Article Preview
TopIntroduction1
Wireless embedded camera sensors have become ubiquitous components in various imaging applications, such as public safety and security systems, smart building operations, intelligent transportation, and remote health care. Rather than merely presenting raw data collected by camera sensors to the user, an application usually aims to automatically discover and extract meaningful information from the camera sensors and to achieve as much autonomy as possible in the physical system. Automatic video data analysis tools, which could detect, recognize, track objects of interest, and understand their behaviors, have become indispensable components in today’s imaging applications.

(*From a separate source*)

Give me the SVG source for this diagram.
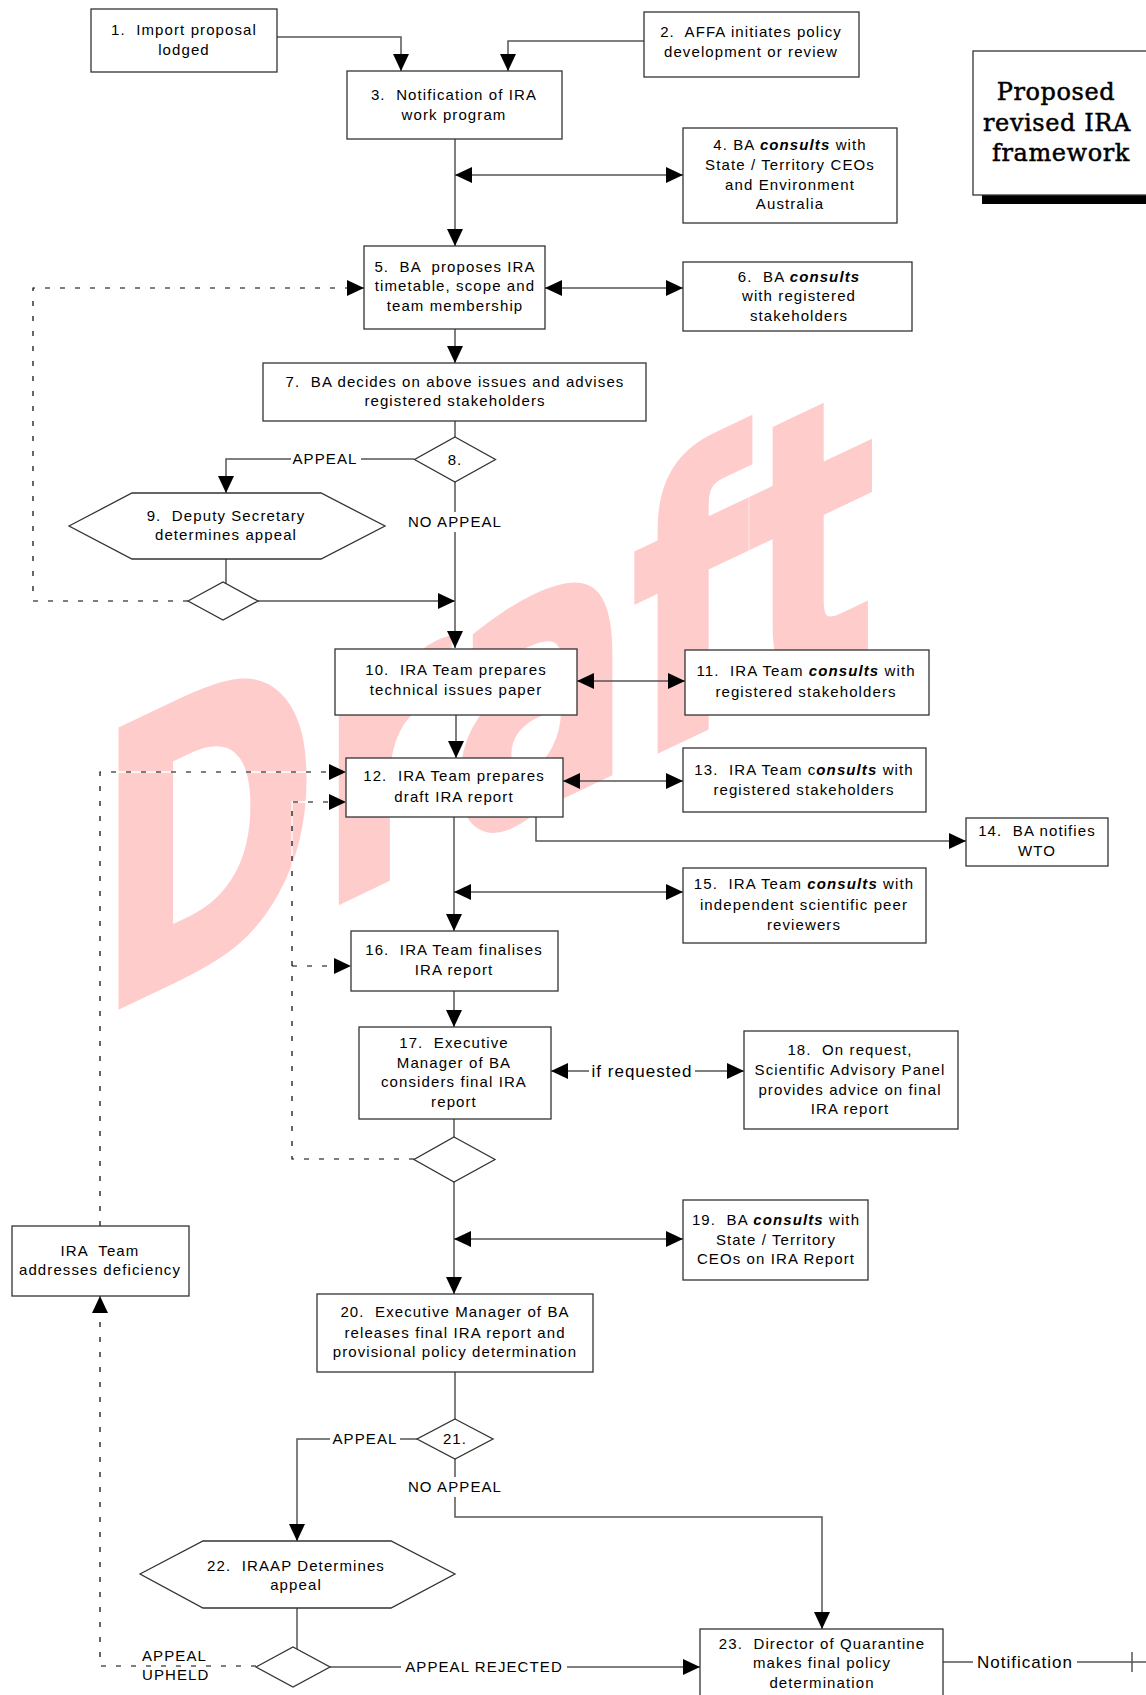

The performance of automatic analysis methods relies on the quality of images that are processed. It is therefore essential to introduce objective metrics for predicting the quality of images evaluated by automatic analysis algorithms. In the field of image quality assessment (IQA), a diverse range of image quality models, ranging from full-reference to reduced-reference and no-reference ones, were designed for predicting the perceptual quality evaluated by human subjects (Ma et al., 2018, pp. 1202-1213; Wang et al., 2018, pp. 1-14; Wang, Bovik, Sheikh, & Simoncelli, 2004, pp. 600-612).
The quality of a video sequence judged by an automatic analysis algorithm, however, is not necessarily sensitive to the same factors that drive human perceptions. The perceptual image quality assessments usually try to emulate known characteristics of the human visual system (HVS), such as the contrast sensitivity and the visual attention mechanisms. The contrast sensitivity mechanism means that the HVS is sensitive to the relative luminance change rather than the absolute luminance change (Wang et al., 2004, pp. 600-612). The visual attention mechanism is that only a local area in the image can be perceived with high resolution by the human observer at one time instance at typical viewing distances, due to the foveation feature of the HVS (Yang et al., 2016, pp. 3475-3488). On the other hand, automatic analysis methods run by machines can “perceive” the absolute luminance change precisely and have a better global “view”. For example, the problem of evaluating motion imagery quality for tracking in airborne reconnaissance systems was studied in Irvine and Wood’s research (2013, p. 87130Z). It was found that automated target detection algorithms are less sensitive to spatial resolution than humans, but factors such as jitter in the temporal domain, texture complexity, edge sharpness, and level of noise have a strong effect on the performance of target detection. In our recent work (Kong, Dai, & Zhang, 2016, pp. 3797-3801), we found that unlike human beings who can easily extract and focus on a moving object from a blurred background, the performance of object detection algorithms can be affected by the quality of the background. These results suggest that new models are needed for evaluating the quality of images from the perspective of automatic analysis algorithms.
In a wireless imaging system, automatic analysis could be deployed using two strategies: in the central server on compressed videos; or at the local cameras on uncompressed videos as a preprocessing step. The impact of video compression on the accuracy of analysis algorithms has been studied in some recent works (Tahboub, Reibman, & Delp, 2017, pp. 4192-4196; Zhong, & Reibman, 2018, pp. 1-6), which aim at finding the optimal compression rates under a quality requirement. Apart from the distortion introduced by compression, the quality of an image or a video could be degraded during the data acquisition or sensing process, e.g., distortion caused by noise or motion blur, or reduced image resolution due to storage or bandwidth constraints on embedded cameras. These factors should also be taken into consideration to evaluate the quality of an image.